Pour porter cette ambition de qualité législative, le SGG a profondément revu son organisation interne. La création de la Direction de la qualité du droit, des techniques de législation et de la traduction constitue le symbole le plus éclatant de cette mutation. Cette nouvelle structure administrative a vocation à incarner institutionnellement la priorité accordée à la qualité normative. Elle s’inscrit dans une restructuration plus large qui a vu la création de trois nouvelles directions, témoignant de l’adaptation de l’institution aux défis contemporains. Ces changements organisationnels ont nécessité «l’extension du siège actuel de l’institution grâce à l’ajout de deux nouveaux sièges qui ont considérablement contribué à améliorer l’environnement du travail pour le personnel et à moderniser les mécanismes et les méthodes de travail».

Cette transformation structurelle s’accompagne d’un renouvellement significatif du capital humain.

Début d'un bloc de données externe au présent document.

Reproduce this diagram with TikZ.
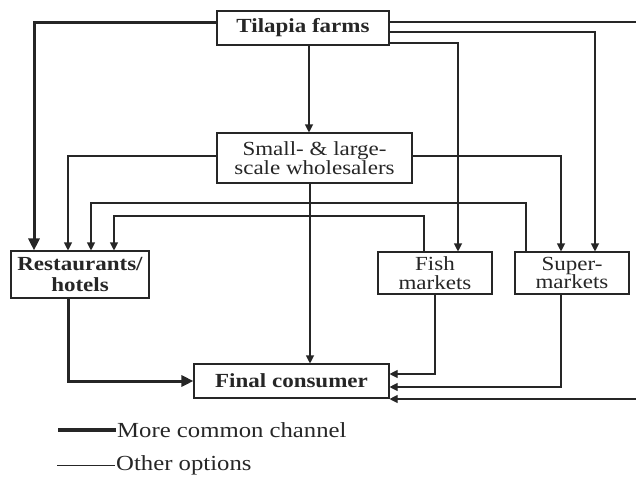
\documentclass[tikz,border=0pt]{standalone}
\usepackage{fontspec}
\setmainfont[FakeStretch=1.15]{Liberation Serif}
\usetikzlibrary{arrows.meta,calc}
\definecolor{ink}{HTML}{262626}
\tikzset{
  box/.style={draw=ink, line width=1.1pt, fill=white, inner sep=0pt, align=center,
    font=\fontsize{20}{19.5}\selectfont, text=ink},
  boldbox/.style={box, font=\fontsize{20}{20.5}\selectfont\bfseries},
  marketbox/.style={box, minimum width=114pt, minimum height=42pt, font=\fontsize{20}{18.5}\selectfont},
  thin/.style={draw=ink, line width=1.1pt},
  thick/.style={draw=ink, line width=3pt},
  tarr/.style={thin, -{Triangle[length=8pt,width=8pt]}},
  barr/.style={thick, -{Triangle[length=12pt,width=11pt]}},
  legendtext/.style={anchor=west, inner sep=1pt, font=\fontsize{21.5}{21.5}\selectfont, text=ink},
}
\begin{document}
\begin{tikzpicture}[x=1pt, y=-1pt]
\useasboundingbox (0,0) rectangle (636,501);

% boxes
\node[boldbox, minimum width=172pt, minimum height=34pt] (tf) at (303,28) {Tilapia farms};
\node[box, minimum width=195pt, minimum height=50pt] (ws) at (314.5,158) {Small- \& large-\\scale wholesalers};
\node[boldbox, minimum width=138pt, minimum height=47pt] (rh) at (80,274.5) {Restaurants/\\hotels};
\node[marketbox] (fm) at (435,273) {Fish\\markets};
\node[marketbox] (sm) at (572,273) {Super-\\markets};
\node[boldbox, minimum width=195pt, minimum height=34pt] (fc) at (291.5,381) {Final consumer};

% off-picture ends of the loop on the right
\coordinate (loopTop) at (636,22);
\coordinate (loopBot) at (636,399);

% from the farms
\draw[barr] (tf.west |- 0,22) -- (34,22) -- (rh.north -| 34,0);
\draw[thin] (tf.east |- loopTop) -- (loopTop);
\draw[tarr] (tf.east |- 0,32) -| (sm.north -| 595,0);
\draw[tarr] (tf.east |- 0,43) -| (fm.north -| 458,0);
\draw[tarr] (tf.south -| 309,0) -- (ws.north -| 309,0);

% from the wholesalers
\draw[tarr] (ws.west |- 0,156) -| (rh.north -| 68,0);
\draw[tarr] (ws.east |- 0,156) -| (sm.north -| 561,0);
\draw[tarr] (ws.south -| 310,0) -- (fc.north -| 310,0);

% from the markets back to restaurants
\draw[tarr] (fm.north -| 424,0) |- (114,216) -- (rh.north -| 114,0);
\draw[tarr] (sm.north -| 526,0) |- (91,203) -- (rh.north -| 91,0);

% to the final consumer
\draw[barr] (rh.south -| 68,0) |- (fc.west);
\draw[tarr] (fm.south -| 435,0) |- (fc.east |- 0,374);
\draw[tarr] (sm.south -| 561,0) |- (fc.east |- 0,387);
\draw[tarr] (loopBot) -- (fc.east |- loopBot);

% legend
\node[legendtext] (lg1) at (116,430) {More common channel};
\node[legendtext] (lg2) at (115,465) {Other options};
\coordinate (lg1s) at (58,430);
\coordinate (lg2s) at (57,465);
\draw[thick, line width=3.5pt] (lg1s) -- (lg1.west);
\draw[thin, line width=0.9pt] (lg2s) -- (lg2.west);
\end{tikzpicture}
\end{document}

Au cours des six dernières années, l’institution a recruté 86 cadres, «contribuant à renouveler l’élite administrative et à rajeunir l’institution, à y insuffler un sang nouveau, à diversifier les spécialités et à créer l’équilibre nécessaire dans la composition de ses ressources humaines».

Des consultations et études au service de la qualité

Le travail du SGG ne se limite pas à l’examen des projets de textes soumis par les départements ministériels. L’institution reçoit régulièrement «des demandes variées de consultation portant sur des questions et des problèmes juridiques directement liés à l’exercice de leurs missions et attributions». Ces sollicitations «requièrent des services du secrétariat général du gouvernement la réalisation d’études et de recherches approfondies afin de déterminer la position juridique appropriée».

Par ailleurs, le SGG mène également des «initiatives d’étude menées d’office», qui visent «pour la plupart à proposer des solutions permettant de surmonter les problèmes et les difficultés posés par certains systèmes de gestion». Parmi les chantiers engagés cette année figurent «la révision du cadre juridique de l’expropriation, la réforme du cadre juridique des équivalences des diplômes, la mise à jour du cadre juridique de l’École nationale supérieure d’administration et la contribution à l’étude du système juridique de l’économie verte et des énergies renouvelables». Des groupes d’étude horizontaux, composés de compétences multidisciplinaires, ont également été mis en place pour suivre de près les évolutions dans certains domaines d’action essentiels tels que le sport, la digitalisation et les questions liées au genre.

La loi n’est pas une fin en soi

Mohamed Hajoui a tenu à souligner, face aux parlementaires, que «l’édiction des lois n’est pas une fin en soi». Les lois doivent être considérées comme «le moyen démocratique idéal pour exprimer la volonté de réforme souhaitée et pour concrétiser de manière adéquate le contrat social qui lie l’État à la société, garantissant les droits et définissant les devoirs». Plus encore, les lois doivent être appréhendées comme «des mécanismes efficaces pour la construction et le développement de l’État, susceptibles d’être révisées et mises à jour à tout moment, en réponse aux événements imprévus et en fonction des exigences grandissantes du développement économique, social et environnemental».

Cette conception dynamique et pragmatique du droit rompt avec une vision statique de la norme. Elle rappelle que la législation doit rester un instrument au service d’une finalité supérieure : la transformation effective de la société et l’amélioration concrète des conditions de vie des citoyens. Le défi qui se dessine désormais consiste à «faire de l’action législative un moteur pour construire un Maroc moderne, équilibré et juste», et à faire en sorte que «la production juridique, dans le contexte de l’essor que connaît notre pays, serve la dynamique de transformation observable à tous les niveaux».

C’est précisément cette ambition qui justifie l’attention particulière portée à la question du «perfectionnement des méthodes de travail du secrétariat général du gouvernement afin de donner une image fidèle, précise et représentative des rôles qu’il assume». Car au-delà de la technique juridique, c’est bien d’un projet de société qu’il s’agit, celui d’un État de droit moderne et efficace, capable de mobiliser l’outil législatif au service du développement et de la justice sociale.